When you're newly in love and talking about marriage and drooling over each other, you always say stupid things like "we want to have 10 kids in the first 10 years!" And that's when we older folk should pounce! 
That's when we could really do them the service of just terrifying the living crud out of them. I mean, really do Bill Gates a favor and scare them right into never reproducing.
All you would have to do is well and efficiently explain that you'll stop drinking to be a better parent, (and because you never have adult time without being in charge of someone else's survival), but the hangovers will somehow continue for the next decade. 

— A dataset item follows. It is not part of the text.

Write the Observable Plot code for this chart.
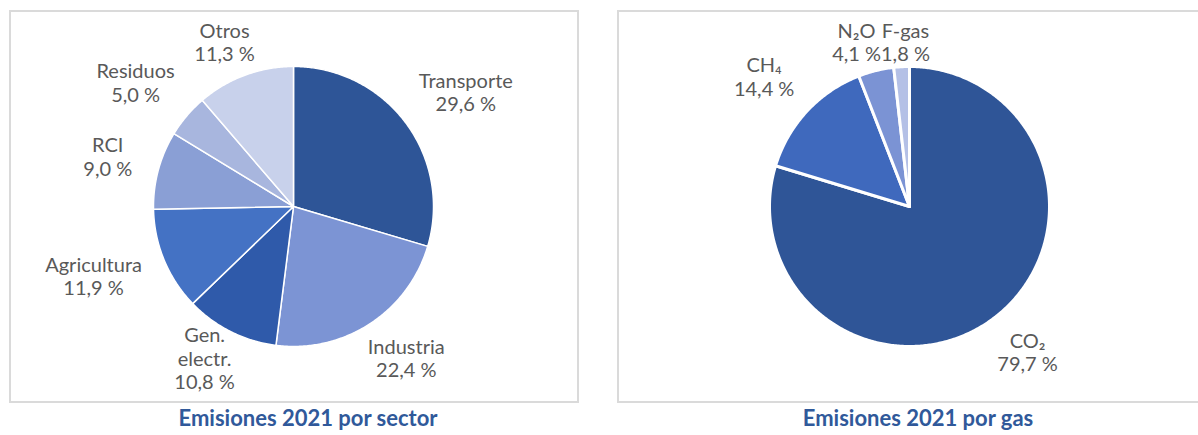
<!DOCTYPE html>
<html><head><meta charset="utf-8">
<script src="https://cdn.jsdelivr.net/npm/d3@7"></script>
<script src="https://cdn.jsdelivr.net/npm/@observablehq/plot@0.6"></script>
<style>
body{margin:0;background:#fff;width:1198px;height:435px;overflow:hidden;position:relative;font-family:Lato,"Open Sans",sans-serif;}
.box{position:absolute;border:2px solid #dadada;box-sizing:border-box;}
.chart{position:absolute;}
.title{position:absolute;width:400px;text-align:center;font-family:Lato,sans-serif;font-weight:bold;font-size:22px;color:#30599a;line-height:24px;}
</style></head><body>
<div class="box" style="left:9px;top:10px;width:570px;height:393px"></div>
<div class="box" style="left:617px;top:10px;width:600px;height:393px"></div>
<div id="c1" class="chart" style="left:11px;top:12px"></div>
<div id="c2" class="chart" style="left:619px;top:12px"></div>
<div class="title" style="left:108px;top:406px">Emisiones 2021 por sector</div>
<div class="title" style="left:718px;top:406px">Emisiones 2021 por gas</div>
<script>
// ---- data ----
const sectors = ["Transporte", "Industria", "Gen. electr.", "Agricultura", "RCI", "Residuos", "Otros"];
const sectorShares = [29.6, 22.4, 10.8, 11.9, 9.0, 5.0, 11.3];
const sectorColors = ["#2e5597", "#7c94d4", "#2f5aaa", "#4472c4", "#8a9fd5", "#a8b6de", "#c8d1eb"];

const gases = ["CO₂", "CH₄", "N₂O", "F-gas"];
const gasShares = [79.7, 14.4, 4.1, 1.8];
const gasColors = ["#2f5597", "#3f69bd", "#7b93d4", "#b4c0e6"];

// ---- helpers ----
const FONT = "Lato, 'Open Sans', sans-serif";
const FS = 20, LH = 1.17;
const ctx = document.createElement("canvas").getContext("2d");
ctx.font = `${FS}px Lato`;
const tw = s => ctx.measureText(s).width;
const fmt = v => v.toFixed(1).replace(".", ",") + " %";

function wrap(text, maxW) {
  const words = text.split(" ");
  const lines = [];
  let cur = "";
  for (const w of words) {
    const t = cur ? cur + " " + w : w;
    if (cur && tw(t) > maxW) { lines.push(cur); cur = w; } else cur = t;
  }
  lines.push(cur);
  return lines;
}

function pieChart(el, names, values, colors, o) {
  const {W, H, cx, cy, R, gap, sw, maxW, top, bottom} = o;
  const arcs = d3.pie().sort(null).value(d => d)(values);
  const slices = [];
  arcs.forEach((a, i) => {
    slices.push({name: names[i], x: 0, y: 0});
    const n = Math.max(2, Math.ceil((a.endAngle - a.startAngle) / 0.01));
    for (let k = 0; k <= n; k++) {
      const t = a.startAngle + (a.endAngle - a.startAngle) * k / n;
      slices.push({name: names[i], x: Math.sin(t), y: Math.cos(t)});
    }
  });
  // label placement (pixel space, then to data units)
  const labels = arcs.map((a, i) => {
    const lines = [...wrap(names[i], maxW), fmt(values[i])];
    const w = d3.max(lines, tw);
    const h = lines.length * FS * LH;
    const m = (a.startAngle + a.endAngle) / 2;
    const ux = Math.sin(m), uy = -Math.cos(m);
    let px = cx + (R + gap) * ux + (w / 2) * ux;
    let py = cy + (R + gap) * uy + (h / 2) * uy * (uy > 0 ? 0.55 : 1);
    py = Math.max(top + h / 2, Math.min(bottom - h / 2, py));
    return {text: lines.join("\n"), w, h, px, py};
  });
  for (let it = 0; it < 10; it++) {
    for (let i = 0; i < labels.length; i++) for (let j = i + 1; j < labels.length; j++) {
      const A = labels[i], B = labels[j];
      const need = (A.w + B.w) / 2, dx = B.px - A.px;
      if (Math.abs(dx) < need && Math.abs(B.py - A.py) < (A.h + B.h) / 2) {
        const s = (need - Math.abs(dx)) / 2 * (dx >= 0 ? 1 : -1);
        A.px -= s; B.px += s;
      }
    }
  }
  labels.forEach(l => { l.x = (l.px - cx) / R; l.y = (cy - l.py) / R; });

  const chart = Plot.plot({
    width: W, height: H, margin: 0,
    style: {fontFamily: FONT, background: "transparent", overflow: "visible"},
    x: {domain: [-cx / R, (W - cx) / R], axis: null},
    y: {domain: [-(H - cy) / R, cy / R], axis: null},
    color: {domain: names, range: colors},
    marks: [
      Plot.line(slices, {x: "x", y: "y", z: "name", fill: "name", stroke: "white", strokeWidth: sw, strokeLinejoin: "round", curve: "linear-closed"}),
      Plot.text(labels, {x: "x", y: "y", text: "text", fontSize: FS, lineHeight: LH, fill: "#595959", textAnchor: "middle", lineAnchor: "middle"})
    ]
  });
  document.getElementById(el).appendChild(chart);
}

pieChart("c1", sectors, sectorShares, sectorColors,
  {W: 566, H: 389, cx: 282, cy: 194, R: 140, gap: 28, sw: 1.5, maxW: 70, top: 6, bottom: 381});
pieChart("c2", gases, gasShares, gasColors,
  {W: 577, H: 389, cx: 290, cy: 194, R: 140, gap: 28, sw: 3, maxW: 999, top: 6, bottom: 381});
</script>
</body></html>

You'll wake up every morning with cotton mouth and a headache and eyes that feel like they have glass in them, and feeling like you have been kicked by a tiny mule all night long, likely because that's not far from what happened. 
They never stay out of your bed! In fact, you never get any privacy at all. Want to pick your own nose, maybe rub it on their wall? You can't, they'll be right there, watching you. Even if they were upstairs at Grandma's eating fresh baked cookies the moment before that, they'll be right there, looming, silent for once in their lives, just catching your immature revenge-parenting behind!
I know you caught that little nugget in there. Yes, we live with my mom. I'm not only destined to always be caught out in my immature revenge-parenting but I live under a real life cookie baking Grandma lady who had about 40 years more parenting experience than me and a straight up license to still call me onto the carpet for the weird stuff I do.
My kids tattle on me more than they tattle on each other these days.